From Hadrian Augustus to Servianus the consul, greeting. The land of Egypt, the praises of which you have been recounting to me, my dear Servianus, I have found to be wholly light-minded, unstable, and blown about by every breath of rumour. There those who worship Serapis are, in fact, Christians, and those who call themselves bishops of Christ are, in fact, devotees of Serapis. There is no chief of the Jewish synagogue, no Samaritan, no Christian presbyter, who is not an astrologer, a soothsayer, or an anointer. Even the Patriarch himself, when he comes to Egypt, is forced by some to worship Serapis, by others to worship Christ.”

As one can well imagine, this bit of correspondence, which is in fact lengthier than the excerpt posted here, raises some questions, for it insists on a few controversial claims.

The letter is found in a collection of biographies of Roman emperors called Historia Augusta. For centuries this collection, whose authors are unknown, was viewed as completely above board. It was only in the last 200 years or so that some scholars began to notice discrepancies between claims found therein and other accounts of the Roman emperors. In this case, Hadrian's trip to Alexandria does not accord with his official visit to that city. It seems to be off by a couple of years. Which may be a minor issue, and of itself does not invalidate the letter altogether, yet it remains something we must take into account. Another complaint about the letter's claims is an obvious one: how can anyone confuse worshipers of Serapis for worshipers of Christ?
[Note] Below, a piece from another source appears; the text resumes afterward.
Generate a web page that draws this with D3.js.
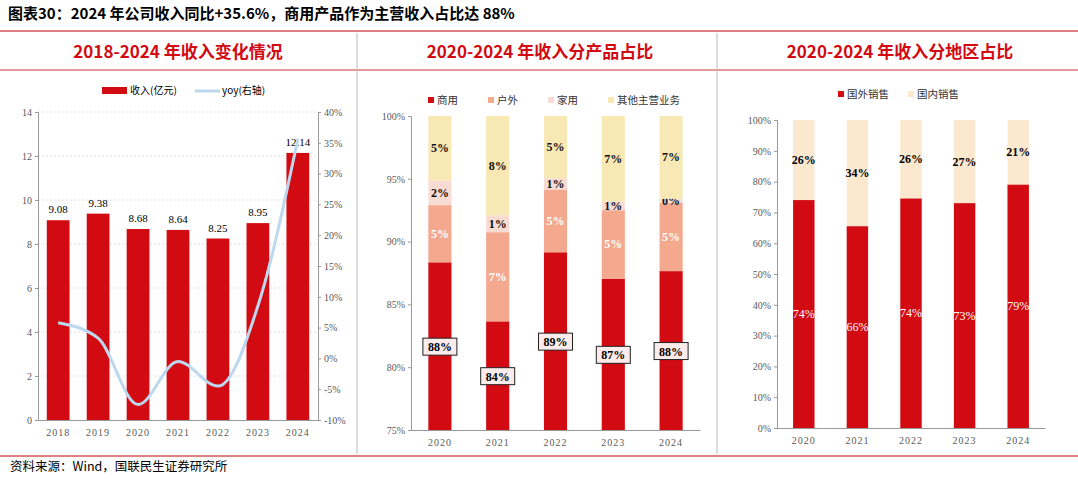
<!DOCTYPE html><html><head><meta charset="utf-8"><script src="https://cdn.jsdelivr.net/npm/d3@7"></script>
<style>body{margin:0;background:#fff}svg{font-family:"Liberation Serif","Noto Sans CJK SC",serif}</style></head><body><svg id="c" width="1078" height="479"></svg><script>
const years1=["2018","2019","2020","2021","2022","2023","2024"];
const revenue=[9.08,9.38,8.68,8.64,8.25,8.95,12.14];
const yoy=[5.8,3.3,-7.5,-0.5,-4.5,8.5,35.6];
const years2=["2020","2021","2022","2023","2024"];
const commercial=[88.35,83.65,89.15,87.05,87.65];
const outdoor=[4.55,7.1,5.0,5.45,5.45];
const household=[1.95,1.35,0.9,0.7,0.3];
const other=[5.15,7.9,4.95,6.8,6.6];
const labC=["88%","84%","89%","87%","88%"],labO=["5%","7%","5%","5%","5%"],labH=["2%","1%","1%","1%","0%"],labOt=["5%","8%","5%","7%","7%"];
const foreign=[74,65.5,74.5,73,79];
const domestic=[26,34.5,25.5,27,21];
const labF=["74%","66%","74%","73%","79%"],labD=["26%","34%","26%","27%","21%"];
const RED="#d20a11",SALMON="#f4a88e",PINK="#f8dcd4",CREAM="#f8e8b4",BLUE="#bcd7ee",BEIGE="#fce8cf";
const svg=d3.select("#c");
const cjk='"Noto Sans CJK SC",sans-serif';
const serif='"Liberation Serif",serif';
svg.append("text").attr("x",8).attr("y",19).attr("font-family",cjk).attr("font-weight","bold").attr("font-size",15).text("图表30：2024 年公司收入同比+35.6%，商用产品作为主营收入占比达 88%");
svg.append("line").attr("x1",0).attr("x2",1078).attr("y1",31).attr("y2",31).attr("stroke","#c00000").attr("stroke-width",1.2);
svg.append("line").attr("x1",0).attr("x2",1078).attr("y1",70).attr("y2",70).attr("stroke","#c00000").attr("stroke-width",0.8);
svg.append("line").attr("x1",0).attr("x2",1078).attr("y1",456).attr("y2",456).attr("stroke","#c00000").attr("stroke-width",1.2);
[357,717].forEach(x=>svg.append("line").attr("x1",x).attr("x2",x).attr("y1",33).attr("y2",454).attr("stroke","#bbb"));
[["2018-2024 年收入变化情况",178],["2020-2024 年收入分产品占比",540],["2020-2024 年收入分地区占比",900]].forEach(([t,x])=>svg.append("text").attr("x",x).attr("y",58).attr("text-anchor","middle").attr("font-family",cjk).attr("font-weight","bold").attr("font-size",17).attr("fill",RED).text(t));
svg.append("text").attr("x",10).attr("y",471).attr("font-family",cjk).attr("font-size",12.5).text("资料来源：Wind，国联民生证券研究所");
const gray="#595959";
function axisStyle(g){g.attr("font-family",serif);g.selectAll("text").attr("fill",gray).attr("font-size",10);g.selectAll("path,line").attr("stroke","#999");}
// chart 1
{const x=d3.scaleBand().domain(years1).range([38,318]).paddingInner(0.43).paddingOuter(0.22);
const y=d3.scaleLinear().domain([0,14]).range([420,112]);
const y2=d3.scaleLinear().domain([-10,40]).range([420,112]);
const g=svg.append("g");
y.ticks(7).forEach(t=>{if(t>0)g.append("line").attr("x1",38).attr("x2",318).attr("y1",y(t)).attr("y2",y(t)).attr("stroke","#ddd").attr("stroke-dasharray","2,2");});
g.append("g").attr("transform","translate(38,0)").call(d3.axisLeft(y).ticks(7).tickSize(3)).call(axisStyle);
g.append("g").attr("transform","translate(318,0)").call(d3.axisRight(y2).ticks(10).tickSize(3).tickFormat(d=>d+"%")).call(axisStyle);
g.append("g").attr("transform","translate(0,420)").call(d3.axisBottom(x).tickSize(0).tickPadding(9)).call(axisStyle).selectAll("text").attr("letter-spacing",1);
g.selectAll(".b").data(revenue).join("rect").attr("x",(d,i)=>x(years1[i])).attr("width",x.bandwidth()).attr("y",d=>y(d)).attr("height",d=>420-y(d)).attr("fill",RED);
g.selectAll(".l").data(revenue).join("text").attr("x",(d,i)=>x(years1[i])+x.bandwidth()/2).attr("y",d=>y(d)-7).attr("text-anchor","middle").attr("font-size",11).text(d=>d.toFixed(2));
g.append("path").attr("d",d3.line().x((d,i)=>x(years1[i])+x.bandwidth()/2).y(d=>y2(d)).curve(d3.curveMonotoneX)(yoy)).attr("fill","none").attr("stroke",BLUE).attr("stroke-width",3);
g.append("rect").attr("x",102).attr("y",87).attr("width",25).attr("height",7).attr("fill",RED);
g.append("text").attr("x",130).attr("y",94).attr("font-family",cjk).attr("font-size",10).text("收入(亿元)");
g.append("line").attr("x1",195).attr("x2",220).attr("y1",91).attr("y2",91).attr("stroke",BLUE).attr("stroke-width",3);
g.append("text").attr("x",222).attr("y",94).attr("font-family",cjk).attr("font-size",10).text("yoy(右轴)");}
// chart 2
{const x=d3.scaleBand().domain(years2).range([411,700]).paddingInner(0.6).paddingOuter(0.3);
const y=d3.scaleLinear().domain([75,100]).range([430,116]);
const g=svg.append("g");
const segs=[[commercial,RED,labC],[outdoor,SALMON,labO],[household,PINK,labH],[other,CREAM,labOt]];
years2.forEach((yr,i)=>{let base=75;segs.forEach(([arr,col,lab],k)=>{const lo=k==0?75:base,hi=k==0?arr[i]:base+arr[i];
g.append("rect").attr("x",x(yr)).attr("width",x.bandwidth()).attr("y",y(hi)).attr("height",y(lo)-y(hi)).attr("fill",col);
const cx=x(yr)+x.bandwidth()/2;
if(k==0){const cy=y((75+arr[i])/2);g.append("rect").attr("x",cx-17).attr("y",cy-8).attr("width",34).attr("height",17).attr("fill","#fbeceb").attr("stroke","#222");
g.append("text").attr("x",cx).attr("y",cy+5).attr("text-anchor","middle").attr("font-weight","bold").attr("font-size",12).text(lab[i]);}
else{g.append("text").attr("x",cx).attr("y",(y(lo)+y(hi))/2+4).attr("text-anchor","middle").attr("font-weight","bold").attr("font-size",12).attr("fill",k==1?"#fff":"#111").text(lab[i]);}
base=hi;});});
g.append("g").attr("transform","translate(411,0)").call(d3.axisLeft(y).tickValues([75,80,85,90,95,100]).tickSize(3).tickFormat(d=>d+"%")).call(axisStyle);
g.append("g").attr("transform","translate(0,430)").call(d3.axisBottom(x).tickSize(0).tickPadding(9)).call(axisStyle).selectAll("text").attr("letter-spacing",1);
[["商用",RED,428],["户外",SALMON,488],["家用",PINK,548],["其他主营业务",CREAM,608]].forEach(([t,c,lx])=>{g.append("rect").attr("x",lx).attr("y",97).attr("width",6).attr("height",6).attr("fill",c);g.append("text").attr("x",lx+9).attr("y",104).attr("font-family",cjk).attr("font-size",10.5).attr("fill","#333").text(t);});}
// chart 3
{const x=d3.scaleBand().domain(years2).range([777,1045]).paddingInner(0.6).paddingOuter(0.3);
const y=d3.scaleLinear().domain([0,100]).range([428,120]);
const g=svg.append("g");
years2.forEach((yr,i)=>{const cx=x(yr)+x.bandwidth()/2;
g.append("rect").attr("x",x(yr)).attr("width",x.bandwidth()).attr("y",y(100)).attr("height",y(foreign[i])-y(100)).attr("fill",BEIGE);
g.append("rect").attr("x",x(yr)).attr("width",x.bandwidth()).attr("y",y(foreign[i])).attr("height",y(0)-y(foreign[i])).attr("fill",RED);
g.append("text").attr("x",cx).attr("y",y(foreign[i]/2)+4).attr("text-anchor","middle").attr("font-size",12).attr("fill","#fff").text(labF[i]);
g.append("text").attr("x",cx).attr("y",y(foreign[i]+domestic[i]/2)+4).attr("text-anchor","middle").attr("font-weight","bold").attr("font-size",12).text(labD[i]);});
g.append("g").attr("transform","translate(777,0)").call(d3.axisLeft(y).ticks(10).tickSize(3).tickFormat(d=>d+"%")).call(axisStyle);
g.append("g").attr("transform","translate(0,428)").call(d3.axisBottom(x).tickSize(0).tickPadding(9)).call(axisStyle).selectAll("text").attr("letter-spacing",1);
[["国外销售",RED,838],["国内销售",BEIGE,908]].forEach(([t,c,lx])=>{g.append("rect").attr("x",lx).attr("y",91).attr("width",6).attr("height",6).attr("fill",c);g.append("text").attr("x",lx+9).attr("y",98).attr("font-family",cjk).attr("font-size",10.5).attr("fill","#333").text(t);});}
</script></body></html>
The argument being, they're two separate deities and two different groups. However, I'm not sure I buy this argument. My reason for this position is a simple observation.

Even today it is a common practice of converts to a religion to change their names to reflect their new faith. That was true of old, as well. In this case no one less than the Christian patriarch of Antioch comes to mind. He was the patriarch of that city from 191-211 CE. His name was Serapion. Serapion means “one who worships Serapis.” Witness—this was in the early third century, and from then till now no one thought it strange or even worthy of mention that a Christian patriarch should bear the name of a pagan deity. This leads me to suspect there may have been a time in history when this was not news, when in its early centuries perhaps Christianity's connection to the Serapis cult was common knowledge.

There are additional pieces of evidence I've collected on this subject, but as the situation currently stands they are not enough to make a definitive claim in that vein. It requires more evidence. Among the subjects yet to be plumbed is the possibility there is not a direct connection between them, but rather an indirect one. To my thinking, this may necessitate a bridging sect, one that spans the gap between the worshipers of Serapis and those of Christ, a sect that gave Christianity its Jewish flavor. Enter the Therapeutae. I've found evidence on either side of that bridge, which are suggestive, but to date, like the rest of this endeavor, are insufficient. I need more.

None of this is to say I should give up the quest, but rather that I may have to, for the moment, at least, set aside this idea until such a time that I've acquired enough data to move forward with it. At minimum, my current findings suggest this avenue, as unlikely as it may have seemed at the outset, has proven worthy of further research. Though some of the evidence I've accrued is tantalizing, I am still many leagues from making a good case for a Serapis-Christianity connection, yet I remain hopeful the day will come when all of that may change.